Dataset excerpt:
******************************
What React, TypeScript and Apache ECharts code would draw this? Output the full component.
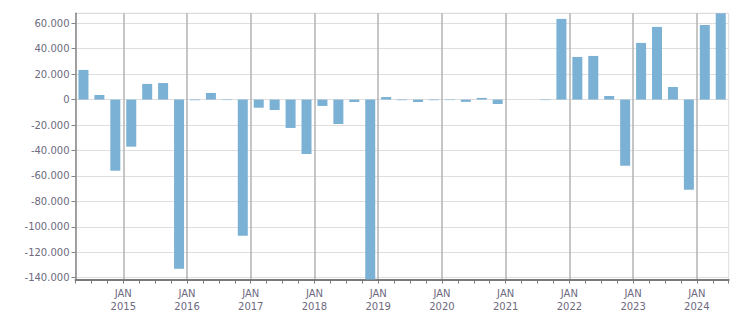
import React, { useEffect, useRef } from "react";
import * as echarts from "echarts";

const quarters: string[] = [
  "2014 Q2", "2014 Q3", "2014 Q4",
  "2015 Q1", "2015 Q2", "2015 Q3", "2015 Q4",
  "2016 Q1", "2016 Q2", "2016 Q3", "2016 Q4",
  "2017 Q1", "2017 Q2", "2017 Q3", "2017 Q4",
  "2018 Q1", "2018 Q2", "2018 Q3", "2018 Q4",
  "2019 Q1", "2019 Q2", "2019 Q3", "2019 Q4",
  "2020 Q1", "2020 Q2", "2020 Q3", "2020 Q4",
  "2021 Q1", "2021 Q2", "2021 Q3", "2021 Q4",
  "2022 Q1", "2022 Q2", "2022 Q3", "2022 Q4",
  "2023 Q1", "2023 Q2", "2023 Q3", "2023 Q4",
  "2024 Q1", "2024 Q2",
];

const values: number[] = [
  23300, 3600, -55900,
  -37000, 12300, 13000, -132900,
  -500, 5200, -400, -107000,
  -6400, -8200, -22300, -42800,
  -5000, -19200, -1900, -141400,
  2000, -500, -1900, -500,
  -400, -1800, 1300, -3500,
  0, 0, -400, 63400,
  33500, 34300, 2800, -52000,
  44500, 57100, 9900, -70800,
  58600, 67800,
];

const yearLabels: string[] = [
  "2015", "2016", "2017", "2018", "2019", "2020", "2021", "2022", "2023", "2024",
];

// boundaries between quarters (one more than quarters); years start at Q1
const boundaryLabels: string[] = Array.from({ length: quarters.length + 1 }, (_, i) => {
  const q = quarters[i];
  if (q && q.endsWith("Q1")) {
    const y = q.slice(0, 4);
    if (yearLabels.includes(y)) return "JAN\n" + y;
  }
  return "";
});

const fmt = (v: number) =>
  v === 0 ? "0" : (v < 0 ? "-" : "") + Math.abs(v).toString().replace(/\B(?=(\d{3})+(?!\d))/g, ".");

export default function App() {
  const ref = useRef<HTMLDivElement>(null);
  useEffect(() => {
    if (!ref.current) return;
    const chart = echarts.init(ref.current, undefined, { renderer: "svg" });
    const textColor = "#6e6a80";
    const font = "DejaVu Sans, Verdana, sans-serif";
    chart.setOption({
      animation: false,
      grid: {
        left: 75.5,
        right: 22.3,
        top: 13.3,
        bottom: 33.5,
        show: true,
        borderColor: "#dddddd",
        borderWidth: 1,
        backgroundColor: "transparent",
      },
      xAxis: [
        {
          type: "category",
          data: quarters,
          boundaryGap: true,
          show: false,
          position: "bottom",
        },
        {
          type: "category",
          data: boundaryLabels,
          boundaryGap: false,
          position: "bottom",
          axisLine: { show: true, onZero: false, lineStyle: { color: "#7a7a7a", width: 2 } },
          axisTick: { show: true, interval: 0, length: 4, lineStyle: { color: "#7a7a7a", width: 1 } },
          axisLabel: {
            interval: 0,
            color: textColor,
            fontFamily: font,
            fontSize: 10,
            lineHeight: 13,
            margin: 7,
          },
          splitLine: {
            show: true,
            interval: (i: number) => boundaryLabels[i] !== "",
            lineStyle: { color: "#b3b3b3", width: 1.5 },
          },
        },
      ],
      yAxis: {
        type: "value",
        min: (v: { min: number }) => v.min,
        max: (v: { max: number }) => v.max,
        splitNumber: 10,
        axisLine: { show: true, lineStyle: { color: "#858585", width: 1.5 } },
        axisTick: { show: true, length: 4, lineStyle: { color: "#858585" } },
        axisLabel: {
          showMinLabel: false,
          showMaxLabel: false,
          color: textColor,
          fontFamily: font,
          fontSize: 10,
          margin: 6,
          formatter: (v: number) => fmt(v),
        },
        splitLine: { show: true, lineStyle: { color: "#dedede", width: 1.2 } },
      },
      series: [
        {
          type: "bar",
          xAxisIndex: 0,
          data: values,
          barWidth: 10,
          itemStyle: { color: "#7bb1d4" },
        },
      ],
    });
    return () => chart.dispose();
  }, []);
  return (
    <div
      ref={ref}
      style={{ position: "absolute", left: 0, top: 0, width: 751, height: 313 }}
    />
  );
}
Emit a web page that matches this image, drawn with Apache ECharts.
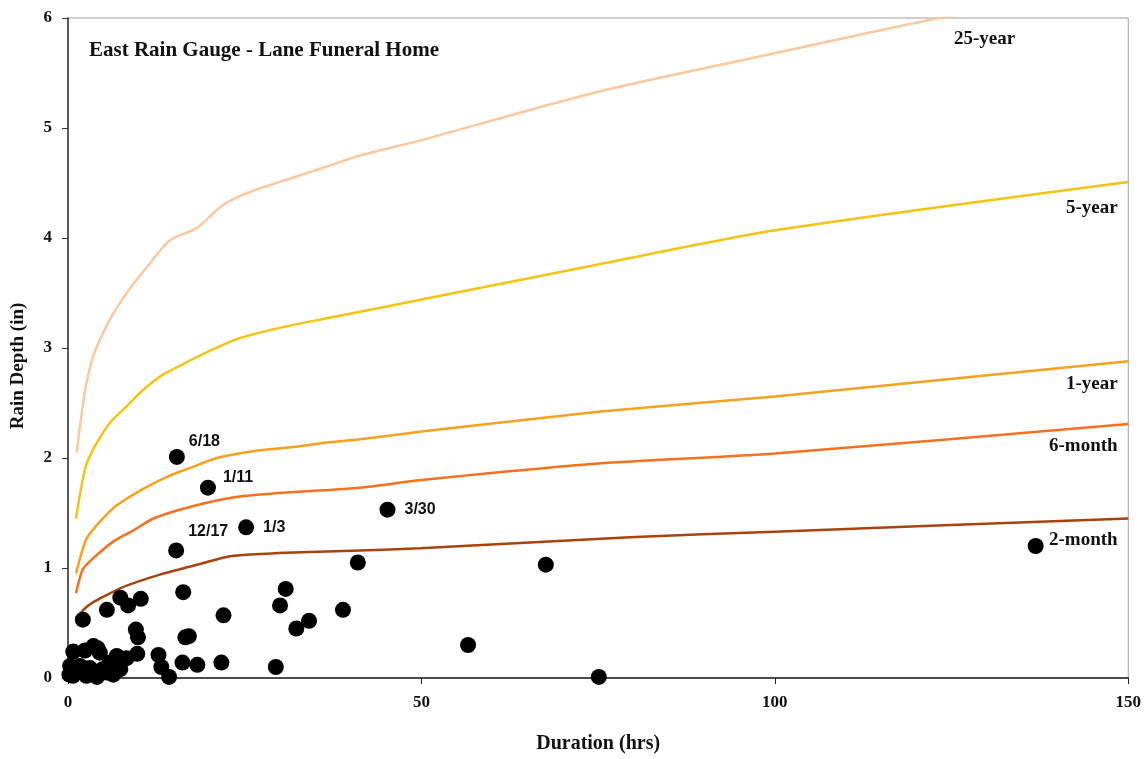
******************************
From the entries above, collect every line with the string "Apache" in it.

What React, TypeScript and Apache ECharts code would draw this? Output the full component.
Emit a web page that matches this image, drawn with Apache ECharts.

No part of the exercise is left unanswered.